People “don’t measure success solely by the absence of crime but by the presence of justice,” he said. “We missed that.”
Ramsey is working on a new training program for new police recruits with the National Constitution Center to show law enforcement’s complicated role in a democratic society.
Using this project as a theme, he mentioned moments in history where police were later shown to be on the wrong side of justice. He told of visiting the United States Holocaust Memorial Museum in the District of Columbia, where he was troubled to see pictures of police standing alongside Nazis.
He said it was important that police officers think of their job as upholding the Constitution and not just the law.
“It’s about protecting people’s rights,” Ramsey said.

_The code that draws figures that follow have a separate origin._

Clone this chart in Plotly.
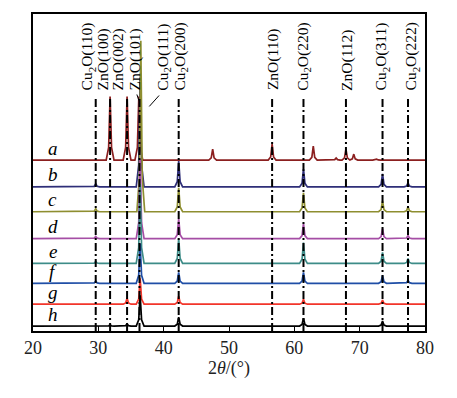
import plotly.graph_objects as go

# ---- data ----
series_names = ["a", "b", "c", "d", "e", "f", "g", "h"]
series_colors = ["#8b1f1f", "#2e2e78", "#8e8e30", "#a54ea5", "#3d8c88", "#1f4ea6", "#f2352a", "#000000"]
offsets = [172, 145, 120, 93, 68, 48, 27, 5]

# peak positions (2theta) and heights (arbitrary units) for each pattern
peaks_a_pos = [31.8, 34.4, 36.2, 47.5, 56.6, 62.9, 66.4, 67.9, 69.1, 72.6]
peaks_a_h = [64, 64, 64, 11, 16, 14, 2, 11, 6, 1]
peaks_b_pos = [29.6, 36.4, 42.3, 61.4, 73.5, 77.4]
peaks_b_h = [3, 110, 26, 18, 13, 4]
peaks_c_pos = [29.6, 36.5, 42.3, 61.4, 73.5, 77.4]
peaks_c_h = [3, 172, 24, 19, 11, 5]
peaks_d_pos = [29.6, 36.4, 42.3, 61.4, 73.5, 77.4]
peaks_d_h = [2, 80, 20, 15, 10, 3]
peaks_e_pos = [29.6, 36.4, 42.3, 61.4, 73.5, 77.4]
peaks_e_h = [2, 80, 25, 21, 11, 5]
peaks_f_pos = [29.6, 36.4, 42.3, 61.4, 73.5, 77.4]
peaks_f_h = [2, 40, 11, 11, 8, 3]
peaks_g_pos = [34.4, 36.4, 42.3, 61.4, 73.5]
peaks_g_h = [6, 26, 8, 5, 4]
peaks_h_pos = [31.8, 34.4, 36.4, 42.3, 61.4, 73.5]
peaks_h_h = [1, 2, 31, 9, 8, 5]

peak_pos = [peaks_a_pos, peaks_b_pos, peaks_c_pos, peaks_d_pos,
            peaks_e_pos, peaks_f_pos, peaks_g_pos, peaks_h_pos]
peak_h = [peaks_a_h, peaks_b_h, peaks_c_h, peaks_d_h,
          peaks_e_h, peaks_f_h, peaks_g_h, peaks_h_h]

ref_pos = [29.6, 31.8, 34.4, 36.3, 42.3, 56.6, 61.4, 67.9, 73.5, 77.4]
ref_labels = ["Cu<sub>2</sub>O(110)", "ZnO(100)", "ZnO(002)", "ZnO(101)",
              "Cu<sub>2</sub>O(200)", "ZnO(110)", "Cu<sub>2</sub>O(220)",
              "ZnO(112)", "Cu<sub>2</sub>O(311)", "Cu<sub>2</sub>O(222)"]
extra_label = "Cu<sub>2</sub>O(111)"

x_ticks = [20, 30, 40, 50, 60, 70, 80]

# ---- build figure ----
SERIF = "Liberation Serif, Times New Roman, serif"
prof_dx = [-0.6, -0.22, 0.0, 0.22, 0.6]
prof_k = [0.0, 0.2, 1.0, 0.2, 0.0]

fig = go.Figure()
for name, col, off, pp, hh in zip(series_names, series_colors, offsets, peak_pos, peak_h):
    xs, ys = [20.0], [off]
    for p, h in sorted(zip(pp, hh)):
        for dx, k in zip(prof_dx, prof_k):
            xs.append(p + dx)
            ys.append(off + h * k)
    xs.append(80.0)
    ys.append(off)
    fig.add_trace(go.Scatter(x=xs, y=ys, mode="lines", line=dict(color=col, width=1.7),
                             showlegend=False, hoverinfo="skip"))

line_top = 236
for p in ref_pos:
    fig.add_trace(go.Scatter(x=[p, p], y=[0, line_top], mode="lines",
                             line=dict(color="black", width=2, dash="8px,3px,2px,3px"),
                             showlegend=False, hoverinfo="skip"))

annotations = []
label_x = [28.4, 30.7, 33.0, 35.6, 42.5, 56.75, 61.35, 68.05, 73.4, 78.0]
for lx, txt in zip(label_x, ref_labels):
    annotations.append(dict(x=lx, y=240, xref="x", yref="y", text=txt, textangle=-90,
                            showarrow=False, xanchor="center", yanchor="bottom",
                            font=dict(family=SERIF, size=15.5, color="black")))
annotations.append(dict(x=39.85, y=240, xref="x", yref="y", text=extra_label, textangle=-90,
                        showarrow=False, xanchor="center", yanchor="bottom",
                        font=dict(family=SERIF, size=15.5, color="black")))
# leader lines for crowded labels
shapes = [
    dict(type="line", xref="x", yref="y", x0=37.8, y0=226, x1=39.3, y1=237,
         line=dict(color="black", width=1)),
    dict(type="line", xref="x", yref="y", x0=35.9, y0=238, x1=36.2, y1=232,
         line=dict(color="black", width=1)),
]

label_y_off = 12
for name, off in zip(series_names, offsets):
    annotations.append(dict(x=23.0, y=off + label_y_off, xref="x", yref="y",
                            text="<i>%s</i>" % name, showarrow=False,
                            xanchor="center", yanchor="middle",
                            font=dict(family=SERIF, size=19, color="black")))

# the page body adds an 8px margin; compensate so the plot sits where the reference's does
fig.update_layout(
    width=449, height=390,
    margin=dict(l=25, r=32, t=4, b=67),
    paper_bgcolor="white", plot_bgcolor="white",
    annotations=annotations, shapes=shapes,
    font=dict(family=SERIF, color="black"),
    xaxis=dict(range=[20, 80], tickvals=x_ticks, ticks="inside", ticklen=5,
               tickcolor="black", tickwidth=1.2, showline=True, linecolor="black",
               linewidth=1.5, mirror=True, showgrid=False, zeroline=False,
               tickfont=dict(family=SERIF, size=18, color="#222"),
               title=dict(text="2<i>θ</i>/(°)", font=dict(family=SERIF, size=18, color="#222"),
                          standoff=4)),
    yaxis=dict(range=[0, 319], showticklabels=False, ticks="", showline=True,
               linecolor="black", linewidth=1.5, mirror=True, showgrid=False,
               zeroline=False, fixedrange=True),
)

fig.write_html("out.html")
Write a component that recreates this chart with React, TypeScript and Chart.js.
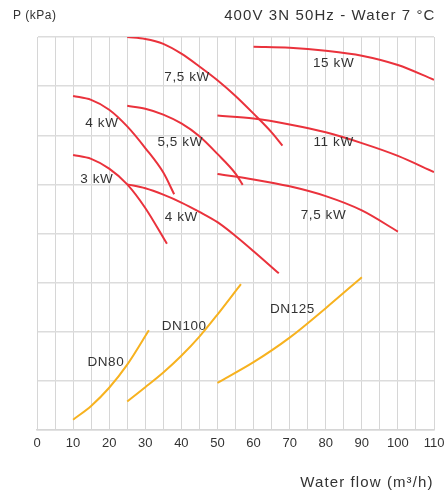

“It is important for us to know the history and understand police have not always stood on the right side of justice as we define justice today,” Philadelphia Police Commissioner Charles Ramsey said during his TEDx talk Thursday at Temple University. “There is a lot of baggage.” (Matt Rourke / AP)
Ramsey co-chaired President Obama’s Task Force on 21st Century Policing, which was established in the aftermath of protests in reaction to the police-involved killings of Michael Brown in Ferguson, Missouri and Eric Garner in New York City. The task force studied ways to improve relationships between the police and community.
“We aren’t at war with anybody,” Ramsey reiterated.
TEDx talks offer a mix of people with diverse expertise and Thursday’s session was no different - Ramsey followed an artist who spent 70 months locked up in a federal prison because of a non-violent drug offense. Ramsey’s tagline was “law enforcement innovator.”
His speech was sporadically interrupted by applause. He said while many officers do a great job, others do not act properly.
“Every video that is shown doesn't necessarily show misconduct but there are some that do,” Ramsey said in an interview with press after his speech. “And some of the actions that I’ve seen quite frankly are appalling.”
“The bottom line is we need to be held accountable we have to be held accountable because we are police officers," he said. "We are here to uphold the law not break the law, not abuse any authority or anyone’s rights.”